>> Start ENTRIES SUPPLIED

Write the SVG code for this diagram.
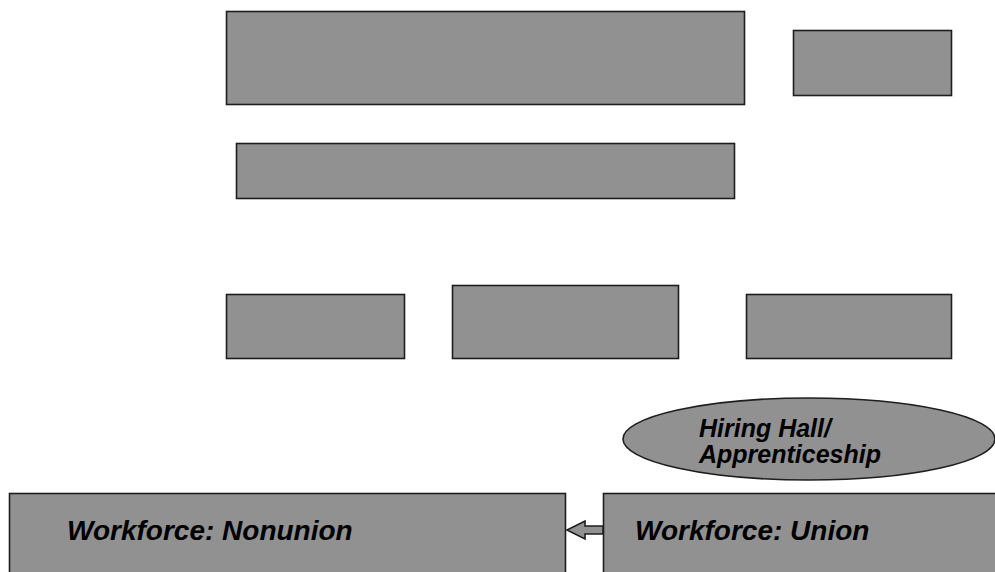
<svg xmlns="http://www.w3.org/2000/svg" width="995" height="572" viewBox="0 0 995 572">
  <style>
    .box { fill: #919191; stroke: #1e1e1e; stroke-width: 1.6; }
    .lbl { font-family: "Liberation Sans", Arial, sans-serif; font-weight: bold; font-style: italic; fill: #000; }
    .big { font-size: 28px; }
    .small { font-size: 25px; }
  </style>
  <rect width="995" height="572" fill="#fff"/>

  <g id="top-wide"><rect class="box" x="226.5" y="11.5" width="518" height="93"/></g>
  <g id="top-right"><rect class="box" x="793.5" y="30.5" width="158" height="65"/></g>
  <g id="second-row"><rect class="box" x="236.5" y="143.5" width="498" height="55"/></g>
  <g id="row-left"><rect class="box" x="226.5" y="294.5" width="178" height="64"/></g>
  <g id="row-middle"><rect class="box" x="452.5" y="285.5" width="226" height="73"/></g>
  <g id="row-right"><rect class="box" x="746.5" y="294.5" width="205" height="64"/></g>

  <g id="hiring-hall">
    <ellipse class="box" cx="809" cy="439" rx="186" ry="41"/>
    <text class="lbl small" x="699" y="437">Hiring Hall/</text>
    <text class="lbl small" x="699" y="463">Apprenticeship</text>
  </g>

  <g id="workforce-nonunion">
    <rect class="box" x="9.5" y="493.5" width="556" height="90"/>
    <text class="lbl big" x="67" y="540">Workforce: Nonunion</text>
  </g>

  <g id="workforce-union">
    <rect class="box" x="603.5" y="493.5" width="400" height="90"/>
    <text class="lbl big" x="635" y="540">Workforce: Union</text>
  </g>

  <g id="connectors">
    <path class="box" d="M603 526 L585 526 L585 521 L567 530 L585 539 L585 534 L603 534 Z" stroke-width="1.3"/>
  </g>
</svg>
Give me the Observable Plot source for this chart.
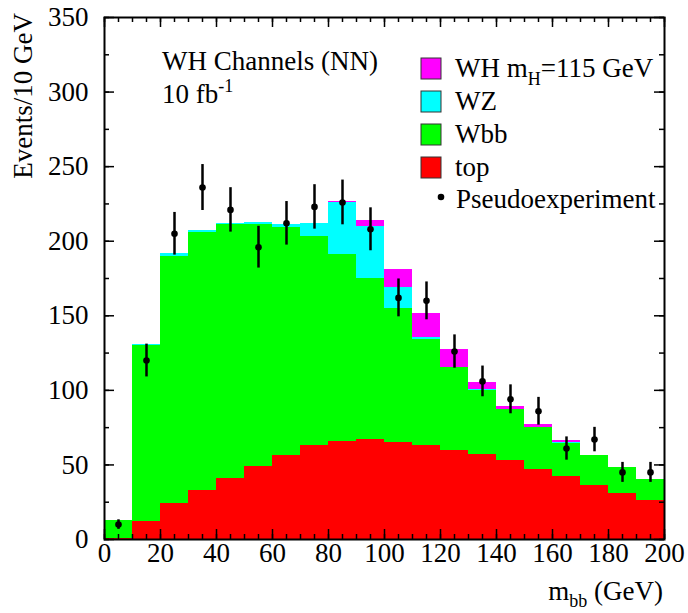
<!DOCTYPE html>
<html><head><meta charset="utf-8">
<script src="https://cdn.jsdelivr.net/npm/d3@7"></script>
<script src="https://cdn.jsdelivr.net/npm/@observablehq/plot@0.6"></script>
<style>
body{margin:0;background:#fff}
#chart{position:relative;width:688px;height:613px}
#chart svg text, #chart svg tspan{font-family:"Liberation Serif","Times New Roman",Times,serif !important;}
</style>
</head><body><div id="chart"></div>
<script>
// ---- data ----
const binLow = [0,10,20,30,40,50,60,70,80,90,100,110,120,130,140,150,160,170,180,190];
const binWidth = 10;
const topQuark = [1,12,24,33,41,49,56,63,66,67,65,63,60,57,53,47,42,36,31,26];
const wbb      = [12,118,166,173,170,162,153,140,125,108,90,71,55,43,34,28,22.5,20,17,14];
const wz       = [0,1,2,1.2,0.9,1.3,2.2,8.9,34.7,34.7,14,1.3,0.3,0.3,0.3,0.3,0.3,0,0,0];
const whSignal = [0,0,0,0,0.1,0,0,0.1,1.1,4.4,12.2,16,12,5,2,1.5,1.3,0.3,0,0];
const pseudo   = [10,120,205,236,221,196,212,223,226,208,162,160,126,106,94,86,61,67,45,45];
const pseudoErr= [3.2,11,14.3,15.4,14.9,14,14.6,14.9,15,14.4,12.7,12.7,11.2,10.3,9.7,9.3,7.8,8.2,6.7,6.7];
const components = ["top","Wbb","WZ","WH"];
const compColors = ["#ff0000","#00ff00","#00ffff","#ff00ff"];
const xTickLabels = [0,20,40,60,80,100,120,140,160,180,200];
const yTickLabels = [0,50,100,150,200,250,300,350];
const xMinor = [0,5,10,15,20,25,30,35,40,45,50,55,60,65,70,75,80,85,90,95,100,105,110,115,120,125,130,135,140,145,150,155,160,165,170,175,180,185,190,195,200];
const yMinor = [0,25,50,75,100,125,150,175,200,225,250,275,300,325,350];

// ---- build tables ----
const series = [topQuark, wbb, wz, whSignal];
const rows = binLow.flatMap((x, i) => components.map((c, j) => ({x1: x, x2: x + binWidth, comp: c, value: series[j][i]})));
const pts = binLow.map((x, i) => ({x: x + binWidth / 2, y: pseudo[i], e: pseudoErr[i]}));

const W = 688, H = 613;
const mL = 104, mR = 24, mT = 17, mB = 74;
const plotW = W - mL - mR, plotH = H - mT - mB;
const FONT = "'Liberation Serif', 'Times New Roman', Times, serif";

const svg = Plot.plot({
  width: W, height: H,
  marginLeft: mL, marginRight: mR, marginTop: mT, marginBottom: mB,
  style: {fontFamily: FONT, color: "black", background: "white"},
  x: {domain: [0, 200]},
  y: {domain: [0, 350]},
  color: {domain: components, range: compColors},
  marks: [
    Plot.rectY(rows, {x1: "x1", x2: "x2", y: "value", fill: "comp", order: components, shapeRendering: "crispEdges"}),
    Plot.ruleX(pts, {x: "x", y1: d => d.y - d.e, y2: d => d.y + d.e, stroke: "black", strokeWidth: 2.5}),
    Plot.dot(pts, {x: "x", y: "y", r: 3.3, fill: "black", stroke: null}),
    // inward ticks
    Plot.ruleX(xMinor, {insetTop: plotH - 5, stroke: "black", strokeWidth: 1.5}),
    Plot.ruleX(xTickLabels, {insetTop: plotH - 10, stroke: "black", strokeWidth: 1.5}),
    Plot.ruleX(xMinor, {insetBottom: plotH - 5, stroke: "black", strokeWidth: 1.5}),
    Plot.ruleX(xTickLabels, {insetBottom: plotH - 10, stroke: "black", strokeWidth: 1.5}),
    Plot.ruleY(yMinor, {insetRight: plotW - 5, stroke: "black", strokeWidth: 1.5}),
    Plot.ruleY(yTickLabels, {insetRight: plotW - 10, stroke: "black", strokeWidth: 1.5}),
    Plot.ruleY(yMinor, {insetLeft: plotW - 5, stroke: "black", strokeWidth: 1.5}),
    Plot.ruleY(yTickLabels, {insetLeft: plotW - 10, stroke: "black", strokeWidth: 1.5}),
    Plot.frame({stroke: "black", strokeWidth: 2}),
    Plot.axisX({ticks: xTickLabels, tickSize: 0, tickPadding: 3, fontSize: 27, label: null, tickFormat: d => String(d)}),
    Plot.axisY({ticks: yTickLabels, tickSize: 0, tickPadding: 16, fontSize: 27, label: null, tickFormat: d => String(d)})
  ]
});

// ---- annotations & legend ----
const g = d3.select(svg).append("g").attr("font-family", FONT).attr("font-size", 27)
  .attr("fill", "black").attr("text-anchor", "start");
g.append("text").attr("x", 162).attr("y", 70).text("WH Channels (NN)");
const lum = g.append("text").attr("x", 162).attr("y", 103).text("10 fb");
lum.append("tspan").attr("font-size", 18).attr("dy", -11).text("-1");

const legendItems = [
  {label: "WH", color: compColors[3]},
  {label: "WZ", color: compColors[2]},
  {label: "Wbb", color: compColors[1]},
  {label: "top", color: compColors[0]}
];
legendItems.forEach((it, i) => {
  const base = 77 + i * 33;
  g.append("rect").attr("x", 421).attr("y", base - 19).attr("width", 20).attr("height", 21)
    .attr("fill", it.color).attr("stroke", "#333").attr("stroke-width", 1);
  const t = g.append("text").attr("x", 455).attr("y", base);
  if (i === 0) {
    t.text("WH m");
    t.append("tspan").attr("font-size", 18).attr("dy", 8).text("H");
    t.append("tspan").attr("dy", -8).text("=115 GeV");
  } else {
    t.text(it.label);
  }
});
g.append("circle").attr("cx", 441).attr("cy", 197).attr("r", 3.3).attr("fill", "black");
g.append("text").attr("x", 456).attr("y", 208).text("Pseudoexperiment");

g.append("text").attr("transform", "translate(32,13) rotate(-90)").attr("text-anchor", "end").text("Events/10 GeV");
const xt = g.append("text").attr("x", 663).attr("y", 600).attr("text-anchor", "end").text("m");
xt.append("tspan").attr("font-size", 18).attr("dy", 7).text("bb");
xt.append("tspan").attr("dy", -7).text(" (GeV)");

document.getElementById("chart").appendChild(svg);
</script>
</body></html>
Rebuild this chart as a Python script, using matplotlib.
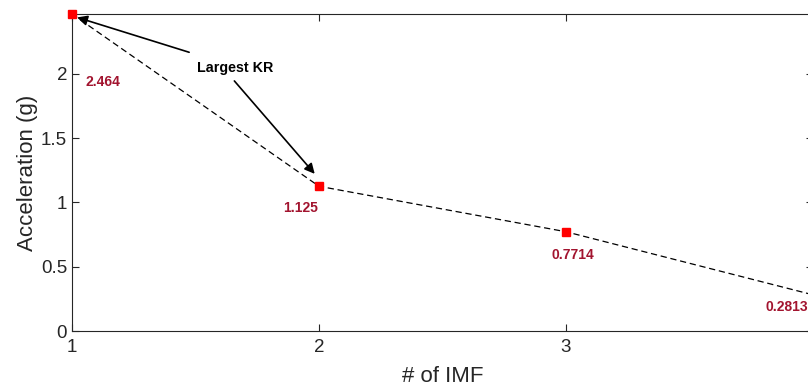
import matplotlib.pyplot as plt

plt.rcParams['font.family'] = ['Liberation Sans', 'DejaVu Sans']

# IMF number vs acceleration
imf = [1, 2, 3, 4]
accel = [2.464, 1.125, 0.7714, 0.2813]
labels = ['2.464', '1.125', '0.7714', '0.2813']
# label offsets in points (dx, dy) from each marker
label_offsets = [(22, -49), (-13, -16), (5, -17), (-19, -9)]

fig = plt.figure(figsize=(8.08, 3.88), dpi=100)
ax = fig.add_axes([72 / 808, 57 / 388, 741 / 808, 317 / 388])

ax.plot(imf, accel, linestyle='--', color='black', linewidth=0.9, dashes=(5, 3))
ax.plot(imf, accel, linestyle='none', marker='s', markersize=6,
        color='red', markeredgecolor='red', clip_on=False, zorder=5)

for x, y, lab, (dx, dy) in zip(imf, accel, labels, label_offsets):
    ax.annotate(lab, (x, y), xytext=(dx, dy), textcoords='offset points',
                ha='center', va='center', fontsize=10, fontweight='bold',
                color='#A2142F', annotation_clip=False)

# "Largest KR" annotation with two arrows
ax.text(1.662, 2.045, 'Largest KR', ha='center', va='center',
        fontsize=10.3, fontweight='bold', color='black')
ax.annotate('', xy=(imf[0] + 0.01, accel[0] - 0.02), xytext=(1.485, 2.16),
            arrowprops=dict(arrowstyle='-|>', color='black', lw=1.2,
                            mutation_scale=15))
ax.annotate('', xy=(imf[1] - 0.01, accel[1] + 0.08), xytext=(1.65, 1.96),
            arrowprops=dict(arrowstyle='-|>', color='black', lw=1.2,
                            mutation_scale=15))

ax.set_xlim(1, 4)
ax.set_ylim(0, 2.464)
ax.set_xticks([1, 2, 3, 4])
ax.set_yticks([0, 0.5, 1, 1.5, 2])
ax.set_yticklabels(['0', '0.5', '1', '1.5', '2'])
ax.tick_params(direction='in', top=True, right=True, labelsize=13.5,
               colors='#262626', length=5, width=0.8)
ax.tick_params(axis='x', pad=6)
for s in ax.spines.values():
    s.set_color('#262626')
    s.set_linewidth(0.8)

ax.set_xlabel('# of IMF', fontsize=16, color='#262626', labelpad=7)
ax.set_ylabel('Acceleration (g)', fontsize=16, color='#262626', labelpad=2)

fig.savefig('out.png', dpi=100)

>> End ENTRIES SUPPLIED

- **DIRECTIONS**
Leave out every picture, then retype exactly the lines from the one containing "Rebuild this chart" through the one containing "color='#A2142F', annotation_clip=False)".

- **EXPECTED ANSWER**
Rebuild this chart as a Python script, using matplotlib.
import matplotlib.pyplot as plt

plt.rcParams['font.family'] = ['Liberation Sans', 'DejaVu Sans']

# IMF number vs acceleration
imf = [1, 2, 3, 4]
accel = [2.464, 1.125, 0.7714, 0.2813]
labels = ['2.464', '1.125', '0.7714', '0.2813']
# label offsets in points (dx, dy) from each marker
label_offsets = [(22, -49), (-13, -16), (5, -17), (-19, -9)]

fig = plt.figure(figsize=(8.08, 3.88), dpi=100)
ax = fig.add_axes([72 / 808, 57 / 388, 741 / 808, 317 / 388])

ax.plot(imf, accel, linestyle='--', color='black', linewidth=0.9, dashes=(5, 3))
ax.plot(imf, accel, linestyle='none', marker='s', markersize=6,
        color='red', markeredgecolor='red', clip_on=False, zorder=5)

for x, y, lab, (dx, dy) in zip(imf, accel, labels, label_offsets):
    ax.annotate(lab, (x, y), xytext=(dx, dy), textcoords='offset points',
                ha='center', va='center', fontsize=10, fontweight='bold',
                color='#A2142F', annotation_clip=False)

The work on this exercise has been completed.